In the age of the customer, communicating business value to prospects and customers that is valuable, relevant and differentiating in every interaction is the key challenge for sales professionals. And equipping them the right way is then, of course, sales enablement’s challenge. Today, let’s discuss a specific challenge that’s coming up more often than expected: Do cost savings represent business value?

In general, cost savings are a translation of the features and functions of your products and solutions into a financial equivalent.

Cost savings express in financial terms what a product, a service or a solution DOES (in this case, saving money, based on its functionality). In the rare case where your key decision maker is a departmental head who is focused only on cost reduction, and at the same time is not interested in what to do with the cost savings, then you could get away with simply communicating cost savings. But this kind of decision maker will soon be extinct.
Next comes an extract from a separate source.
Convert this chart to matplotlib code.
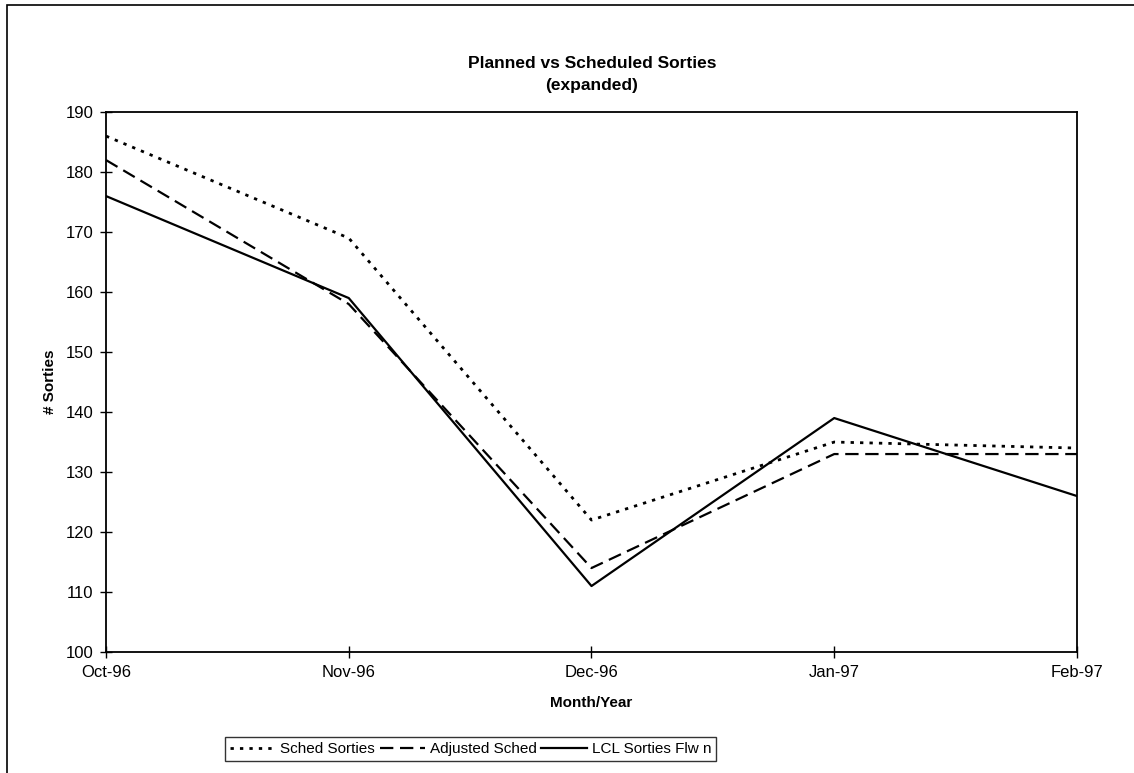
import matplotlib.pyplot as plt
from matplotlib.patches import Rectangle

plt.rcParams['font.family'] = ['Liberation Sans', 'DejaVu Sans']

months = ['Oct-96', 'Nov-96', 'Dec-96', 'Jan-97', 'Feb-97']
sched_sorties = [186, 169, 122, 135, 134]
adjusted_sched = [182, 158, 114, 133, 133]
lcl_sorties_flown = [176, 159, 111, 139, 126]

fig = plt.figure(figsize=(11.34, 7.73), dpi=100)
ax = fig.add_axes([0.0935, 0.1565, 0.8562, 0.6985])

x = list(range(len(months)))
ax.plot(x, sched_sorties, color='black', lw=2, linestyle=(0, (1.2, 2.2)), label='Sched Sorties')
ax.plot(x, adjusted_sched, color='black', lw=1.6, linestyle=(0, (6, 3)), label='Adjusted Sched')
ax.plot(x, lcl_sorties_flown, color='black', lw=1.6, linestyle='-', label='LCL Sorties Flw n')

ax.set_xlim(0, len(months) - 1)
ax.set_ylim(100, 190)
ax.set_xticks(x)
ax.set_xticklabels(months)
ax.set_yticks(range(100, 191, 10))
ax.tick_params(direction='inout', length=8, width=1, labelsize=12, pad=5)
for s in ax.spines.values():
    s.set_linewidth(1.3)

ax.set_xlabel('Month/Year', fontsize=11, fontweight='bold', labelpad=12)
ax.set_ylabel('# Sorties', fontsize=11, fontweight='bold', labelpad=6)

fig.text(0.522, 0.918, 'Planned vs Scheduled Sorties', ha='center', va='center',
         fontsize=12.5, fontweight='bold')
fig.text(0.522, 0.89, '(expanded)', ha='center', va='center',
         fontsize=12.5, fontweight='bold')

leg = fig.legend(loc='center', bbox_to_anchor=(0.415, 0.031), ncol=3, frameon=True,
                 fancybox=False, edgecolor='black', fontsize=11, handlelength=3.0,
                 handletextpad=0.3, columnspacing=0.3, borderpad=0.3)
leg.get_frame().set_linewidth(1)

fig.patches.append(Rectangle((0.006, -0.01), 1.2, 1.003, transform=fig.transFigure,
                             fill=False, edgecolor='black', lw=1.2))

fig.savefig('out.png', dpi=100)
Cost savings by themselves don’t express what they actually MEAN to the customer’s business goals, except the goal of just saving money. Cost savings just tell the financial story from the vendor’s perspective: “this is what our product does” rather than “this is what it means to you.”

As soon as a business goal is about EBIT, EBITDA, growth goals, margins, or cash flow, etc., you need a very different approach. In all those situations cost savings are merely the necessary prerequisites to get to actual business value that resonates with specific buyer roles. And that requires a few additional steps to translate the cost savings into the customer’s business context and their desired business outcomes. Depending on the buyer roles’ functional backgrounds, these business outcomes may be very different.

Steps to translate cost savings into the customer’s desired business outcomes

  • Your starting point:
    You understand the specific business challenge the customer wants to master, and understand the desired business outcomes each involved buyer wants to achieve. Additionally, you have built a future vision of success with the customer. Based on the configured solution, you have calculated the potential cost savings of that solution.
  • Understand the customer’s business case:
    You know the desired business outcomes of each of your involved buyers. Now, take the business outcome of your key decision maker and have a conversation to understand the broader business case. And that requires that you really understand the relevant business metrics: what they mean, how they are calculated, and, most importantly, what issues impact these metrics.
  • Connect the dots between your cost savings and the buyers’ desired business outcomes:
    Now it’s time to discover how your cost savings fit into this business case and how the cost savings contribute to the desired business outcomes. The most important step in this process is to understand all the different steps that have to be made by the customer’s organization with and without your solution to achieve their desired outcomes. And during this process, you can discover even more opportunities to add additional services to create even more value for the customer to achieve. So, from a cross- and up-selling perspective, this is an essential step to increase your average deal size and the value you can create for your customer.


Sales enablement teams have to equip their sales forces with the relevant tools, methods, skills, and messaging approaches to equip them with everything they need to get from communicating cost savings to creating business value.

Questions for you:

  • How do your salespeople engage with prospects and customers?
  • How do you enable them to have conversations based on actual business values?